● **Work to be completed**
Below is some material; transcribe all of it exactly.

-- start --

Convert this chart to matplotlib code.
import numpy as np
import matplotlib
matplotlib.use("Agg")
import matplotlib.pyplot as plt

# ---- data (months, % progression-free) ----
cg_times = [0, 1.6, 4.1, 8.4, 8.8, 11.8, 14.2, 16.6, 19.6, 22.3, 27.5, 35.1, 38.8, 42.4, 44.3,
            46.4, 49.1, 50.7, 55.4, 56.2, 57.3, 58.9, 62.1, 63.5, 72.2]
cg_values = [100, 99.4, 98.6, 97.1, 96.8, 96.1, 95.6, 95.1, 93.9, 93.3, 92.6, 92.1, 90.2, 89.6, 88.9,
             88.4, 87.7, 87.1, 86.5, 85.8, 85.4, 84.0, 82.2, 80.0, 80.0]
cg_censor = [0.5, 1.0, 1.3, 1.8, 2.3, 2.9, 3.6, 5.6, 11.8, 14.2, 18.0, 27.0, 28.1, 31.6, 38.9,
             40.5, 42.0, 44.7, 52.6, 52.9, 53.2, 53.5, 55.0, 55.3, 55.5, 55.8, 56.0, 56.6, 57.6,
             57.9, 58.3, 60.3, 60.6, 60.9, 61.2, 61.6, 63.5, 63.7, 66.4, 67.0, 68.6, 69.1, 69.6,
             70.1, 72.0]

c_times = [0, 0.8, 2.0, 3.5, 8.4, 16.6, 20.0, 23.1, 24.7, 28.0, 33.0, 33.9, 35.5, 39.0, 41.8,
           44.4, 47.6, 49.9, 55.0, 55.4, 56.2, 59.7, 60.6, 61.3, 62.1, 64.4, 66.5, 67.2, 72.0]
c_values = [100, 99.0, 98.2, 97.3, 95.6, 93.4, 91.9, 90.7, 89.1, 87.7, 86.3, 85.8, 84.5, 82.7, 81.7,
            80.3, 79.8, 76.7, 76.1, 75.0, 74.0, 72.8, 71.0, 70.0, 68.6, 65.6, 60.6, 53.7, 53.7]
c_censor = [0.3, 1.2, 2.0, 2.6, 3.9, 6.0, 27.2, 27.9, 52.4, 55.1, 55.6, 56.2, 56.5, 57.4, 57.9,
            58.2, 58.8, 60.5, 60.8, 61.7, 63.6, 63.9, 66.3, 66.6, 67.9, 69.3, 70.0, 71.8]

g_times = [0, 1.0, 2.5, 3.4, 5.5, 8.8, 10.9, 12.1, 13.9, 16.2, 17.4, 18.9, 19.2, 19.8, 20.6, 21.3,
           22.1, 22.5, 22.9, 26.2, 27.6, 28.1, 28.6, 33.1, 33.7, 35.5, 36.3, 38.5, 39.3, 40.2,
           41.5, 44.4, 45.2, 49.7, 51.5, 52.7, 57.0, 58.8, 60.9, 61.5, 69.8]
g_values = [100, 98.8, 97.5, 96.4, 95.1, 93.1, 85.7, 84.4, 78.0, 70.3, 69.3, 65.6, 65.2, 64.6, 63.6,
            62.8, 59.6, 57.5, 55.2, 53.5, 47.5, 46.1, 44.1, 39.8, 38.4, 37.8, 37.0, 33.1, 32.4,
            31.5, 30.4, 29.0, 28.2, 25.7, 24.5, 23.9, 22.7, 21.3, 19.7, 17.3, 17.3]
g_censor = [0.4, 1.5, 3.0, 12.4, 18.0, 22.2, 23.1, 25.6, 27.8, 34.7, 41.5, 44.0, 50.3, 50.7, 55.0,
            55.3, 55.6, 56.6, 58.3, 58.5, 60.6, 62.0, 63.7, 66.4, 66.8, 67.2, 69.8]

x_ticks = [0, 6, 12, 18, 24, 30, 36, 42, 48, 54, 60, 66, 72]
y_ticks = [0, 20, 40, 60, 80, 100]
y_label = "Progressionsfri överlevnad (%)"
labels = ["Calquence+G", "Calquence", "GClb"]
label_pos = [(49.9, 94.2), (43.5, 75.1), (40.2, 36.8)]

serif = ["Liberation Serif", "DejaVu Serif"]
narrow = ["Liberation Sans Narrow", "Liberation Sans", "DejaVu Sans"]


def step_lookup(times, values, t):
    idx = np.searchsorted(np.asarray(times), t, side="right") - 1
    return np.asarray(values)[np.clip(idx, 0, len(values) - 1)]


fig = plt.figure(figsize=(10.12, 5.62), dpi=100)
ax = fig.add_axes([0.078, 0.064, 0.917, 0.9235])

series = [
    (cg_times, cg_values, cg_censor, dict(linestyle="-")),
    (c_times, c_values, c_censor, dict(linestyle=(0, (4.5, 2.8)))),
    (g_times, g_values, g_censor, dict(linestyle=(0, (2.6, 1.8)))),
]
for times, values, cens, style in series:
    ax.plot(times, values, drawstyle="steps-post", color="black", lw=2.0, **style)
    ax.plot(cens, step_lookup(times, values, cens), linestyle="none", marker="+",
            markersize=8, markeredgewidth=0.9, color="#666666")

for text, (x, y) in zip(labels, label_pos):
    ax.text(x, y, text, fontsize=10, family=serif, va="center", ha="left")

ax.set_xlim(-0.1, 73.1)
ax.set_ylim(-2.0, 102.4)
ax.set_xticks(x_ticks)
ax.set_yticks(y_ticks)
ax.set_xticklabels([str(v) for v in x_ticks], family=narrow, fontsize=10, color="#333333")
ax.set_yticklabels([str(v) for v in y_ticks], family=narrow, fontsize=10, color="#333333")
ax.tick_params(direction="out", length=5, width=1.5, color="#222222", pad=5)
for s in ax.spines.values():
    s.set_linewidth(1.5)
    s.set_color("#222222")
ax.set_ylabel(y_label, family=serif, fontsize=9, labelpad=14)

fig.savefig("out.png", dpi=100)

-- end --

● **Expected output**
Convert this chart to matplotlib code.
import numpy as np
import matplotlib
matplotlib.use("Agg")
import matplotlib.pyplot as plt

# ---- data (months, % progression-free) ----
cg_times = [0, 1.6, 4.1, 8.4, 8.8, 11.8, 14.2, 16.6, 19.6, 22.3, 27.5, 35.1, 38.8, 42.4, 44.3,
            46.4, 49.1, 50.7, 55.4, 56.2, 57.3, 58.9, 62.1, 63.5, 72.2]
cg_values = [100, 99.4, 98.6, 97.1, 96.8, 96.1, 95.6, 95.1, 93.9, 93.3, 92.6, 92.1, 90.2, 89.6, 88.9,
             88.4, 87.7, 87.1, 86.5, 85.8, 85.4, 84.0, 82.2, 80.0, 80.0]
cg_censor = [0.5, 1.0, 1.3, 1.8, 2.3, 2.9, 3.6, 5.6, 11.8, 14.2, 18.0, 27.0, 28.1, 31.6, 38.9,
             40.5, 42.0, 44.7, 52.6, 52.9, 53.2, 53.5, 55.0, 55.3, 55.5, 55.8, 56.0, 56.6, 57.6,
             57.9, 58.3, 60.3, 60.6, 60.9, 61.2, 61.6, 63.5, 63.7, 66.4, 67.0, 68.6, 69.1, 69.6,
             70.1, 72.0]

c_times = [0, 0.8, 2.0, 3.5, 8.4, 16.6, 20.0, 23.1, 24.7, 28.0, 33.0, 33.9, 35.5, 39.0, 41.8,
           44.4, 47.6, 49.9, 55.0, 55.4, 56.2, 59.7, 60.6, 61.3, 62.1, 64.4, 66.5, 67.2, 72.0]
c_values = [100, 99.0, 98.2, 97.3, 95.6, 93.4, 91.9, 90.7, 89.1, 87.7, 86.3, 85.8, 84.5, 82.7, 81.7,
            80.3, 79.8, 76.7, 76.1, 75.0, 74.0, 72.8, 71.0, 70.0, 68.6, 65.6, 60.6, 53.7, 53.7]
c_censor = [0.3, 1.2, 2.0, 2.6, 3.9, 6.0, 27.2, 27.9, 52.4, 55.1, 55.6, 56.2, 56.5, 57.4, 57.9,
            58.2, 58.8, 60.5, 60.8, 61.7, 63.6, 63.9, 66.3, 66.6, 67.9, 69.3, 70.0, 71.8]

g_times = [0, 1.0, 2.5, 3.4, 5.5, 8.8, 10.9, 12.1, 13.9, 16.2, 17.4, 18.9, 19.2, 19.8, 20.6, 21.3,
           22.1, 22.5, 22.9, 26.2, 27.6, 28.1, 28.6, 33.1, 33.7, 35.5, 36.3, 38.5, 39.3, 40.2,
           41.5, 44.4, 45.2, 49.7, 51.5, 52.7, 57.0, 58.8, 60.9, 61.5, 69.8]
g_values = [100, 98.8, 97.5, 96.4, 95.1, 93.1, 85.7, 84.4, 78.0, 70.3, 69.3, 65.6, 65.2, 64.6, 63.6,
            62.8, 59.6, 57.5, 55.2, 53.5, 47.5, 46.1, 44.1, 39.8, 38.4, 37.8, 37.0, 33.1, 32.4,
            31.5, 30.4, 29.0, 28.2, 25.7, 24.5, 23.9, 22.7, 21.3, 19.7, 17.3, 17.3]
g_censor = [0.4, 1.5, 3.0, 12.4, 18.0, 22.2, 23.1, 25.6, 27.8, 34.7, 41.5, 44.0, 50.3, 50.7, 55.0,
            55.3, 55.6, 56.6, 58.3, 58.5, 60.6, 62.0, 63.7, 66.4, 66.8, 67.2, 69.8]

x_ticks = [0, 6, 12, 18, 24, 30, 36, 42, 48, 54, 60, 66, 72]
y_ticks = [0, 20, 40, 60, 80, 100]
y_label = "Progressionsfri överlevnad (%)"
labels = ["Calquence+G", "Calquence", "GClb"]
label_pos = [(49.9, 94.2), (43.5, 75.1), (40.2, 36.8)]

serif = ["Liberation Serif", "DejaVu Serif"]
narrow = ["Liberation Sans Narrow", "Liberation Sans", "DejaVu Sans"]


def step_lookup(times, values, t):
    idx = np.searchsorted(np.asarray(times), t, side="right") - 1
    return np.asarray(values)[np.clip(idx, 0, len(values) - 1)]


fig = plt.figure(figsize=(10.12, 5.62), dpi=100)
ax = fig.add_axes([0.078, 0.064, 0.917, 0.9235])

series = [
    (cg_times, cg_values, cg_censor, dict(linestyle="-")),
    (c_times, c_values, c_censor, dict(linestyle=(0, (4.5, 2.8)))),
    (g_times, g_values, g_censor, dict(linestyle=(0, (2.6, 1.8)))),
]
for times, values, cens, style in series:
    ax.plot(times, values, drawstyle="steps-post", color="black", lw=2.0, **style)
    ax.plot(cens, step_lookup(times, values, cens), linestyle="none", marker="+",
            markersize=8, markeredgewidth=0.9, color="#666666")

for text, (x, y) in zip(labels, label_pos):
    ax.text(x, y, text, fontsize=10, family=serif, va="center", ha="left")

ax.set_xlim(-0.1, 73.1)
ax.set_ylim(-2.0, 102.4)
ax.set_xticks(x_ticks)
ax.set_yticks(y_ticks)
ax.set_xticklabels([str(v) for v in x_ticks], family=narrow, fontsize=10, color="#333333")
ax.set_yticklabels([str(v) for v in y_ticks], family=narrow, fontsize=10, color="#333333")
ax.tick_params(direction="out", length=5, width=1.5, color="#222222", pad=5)
for s in ax.spines.values():
    s.set_linewidth(1.5)
    s.set_color("#222222")
ax.set_ylabel(y_label, family=serif, fontsize=9, labelpad=14)

fig.savefig("out.png", dpi=100)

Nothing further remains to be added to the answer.